One of the most difficult things to work through with reference to the ideas Elon Musk put forward during his Code Conference interview is that whilst he will talk of the future (or some in a set of conceivable branching future paths) we’ve already been there, done that, bought the neural lace. Whether in novels like the seminal Neuromancer, or animes like Ghost In The Shell, science fiction has made and remade the future time and time again.
The frankly idiotic input method shown in the movie adaptation of Philip K. Dick’s Minority Report is still seemingly the gold standard by which we measure motion-based input. And there’s the ultimate cliché, so cliché it became it’s own adjective, of the “Orwellian surveillance state” that was “predicted” in George Orwell’s 1984. Even if we’re only now approaching the technical means to execute on some of the wilder possible futures envisaged in the great works of science fiction, I doubt anyone will be that impressed.

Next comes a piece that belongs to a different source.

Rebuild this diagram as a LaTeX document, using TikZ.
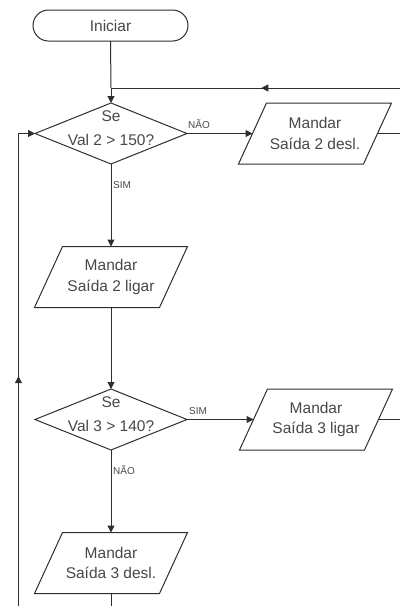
\documentclass[tikz,border=0pt]{standalone}
\usepackage{fontspec}
\setmainfont{Liberation Sans}
\usetikzlibrary{shapes.geometric,arrows.meta,decorations.markings,calc}
\definecolor{linec}{HTML}{2E2E2E}
\definecolor{textc}{HTML}{474747}
\newcommand\ioshape[4]{%
  \node[txt] (#1) at (#2,#3) {#4};
  \draw[plain] ($(#1)+(-48.5,-30.5)$) -- ($(#1)+(76.5,-30.5)$) -- ($(#1)+(48.5,30.5)$) -- ($(#1)+(-76.5,30.5)$) -- cycle;
  \coordinate (#1-w) at ($(#1)+(-62.5,0)$);
  \coordinate (#1-e) at ($(#1)+(62.5,0)$);
  \coordinate (#1-n) at ($(#1)+(0,-30.5)$);
  \coordinate (#1-s) at ($(#1)+(0,30.5)$);
}
\begin{document}
\begin{tikzpicture}[x=1pt,y=-1pt,
  line width=1pt,
  every node/.style={text=textc},
  tip/.tip={Triangle[length=7pt,width=7pt]},
  conn/.style={draw=linec,-tip},
  plain/.style={draw=linec},
  term/.style={draw=linec,rounded corners=15.5pt,minimum width=155pt,minimum height=31pt,inner sep=0,outer sep=0,font=\fontsize{15.5}{18}\selectfont},
  decis/.style={draw=linec,diamond,minimum width=152pt,minimum height=61pt,inner sep=0,outer sep=0},
  txt/.style={align=center,font=\fontsize{15.5}{20.5}\selectfont},
  dtxt/.style={align=center,font=\fontsize{15.5}{24}\selectfont},
  lbl/.style={font=\fontsize{10}{12}\selectfont,inner sep=0},
  midarrow/.style={postaction={decorate},decoration={markings,mark=at position #1 with {\arrow{tip}}}}
]
\useasboundingbox (0,0) rectangle (400,606);
% shapes
\node[term] (start) at (110.5,25.5) {Iniciar};
\node[decis] (d1) at (111,133.5) {};
\node[dtxt] (d1t) at (111,128.5) {Se\\Val 2 > 150?};
\ioshape{p1}{315}{133.5}{Mandar\\Saída 2 desl.}
\ioshape{p2}{111}{277}{Mandar\\Saída 2 ligar}
\node[decis] (d2) at (111,419.5) {};
\node[dtxt] (d2t) at (111,414.5) {Se\\Val 3 > 140?};
\ioshape{p3}{316}{419.5}{Mandar\\Saída 3 ligar}
\ioshape{p4}{111}{563}{Mandar\\Saída 3 desl.}
% free ends
\coordinate (rtop) at (400,88);
\coordinate (jtop) at (111,88);
\coordinate (r1) at (400,133.5);
\coordinate (r2) at (400,419.5);
\coordinate (bot) at (111,606);
\coordinate (lbot) at (18.5,606);
% connectors
\draw[plain] (start.south) -- (jtop);
\draw[conn] (jtop) -- (d1.north);
\draw[plain,midarrow=0.48] (rtop) -- (jtop);
\draw[conn] (d1.east) -- (p1-w);
\draw[plain] (p1-e) -- (r1);
\draw[conn] (d1.south) -- (p2-n);
\draw[conn] (p2-s) -- (d2.north);
\draw[conn] (d2.east) -- (p3-w);
\draw[plain] (p3-e) -- (r2);
\draw[conn] (d2.south) -- (p4-n);
\draw[plain] (p4-s) -- (bot);
\draw[conn,midarrow=0.47] (lbot) |- (d1.west);
% labels
\node[lbl] (l1) at (199,124) {NÃO};
\node[lbl] (l2) at (122,185) {SIM};
\node[lbl] (l3) at (198,411) {SIM};
\node[lbl] (l4) at (124,470) {NÃO};
\end{tikzpicture}
\end{document}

What the futures prescribed in science fiction do is in some sense annihilate the public’s capacity to understand our own development as wholly distinct from those works of fiction. These people with get implanted with neural lace and shrug saying “Professor X had it better with Cerebro”. These people will be shipped to Mars, only to kick at the dust whilst lamenting “McConaughey got a better deal in Intersteller. These people will buy an autonomous android “house servant” and they’ll send them back because “She’s not at hot as Alicia Vikkander in Ex Machina”. We all fall prey to the mundanity of ubiquity, despite the computational power and digital liberty graced to us by developments in telecommunications because, well, Dick Tracy had it first. As frankly monumental as the Hyperloop, the first Martian colony, or the neural lace will be, they’ll all suck.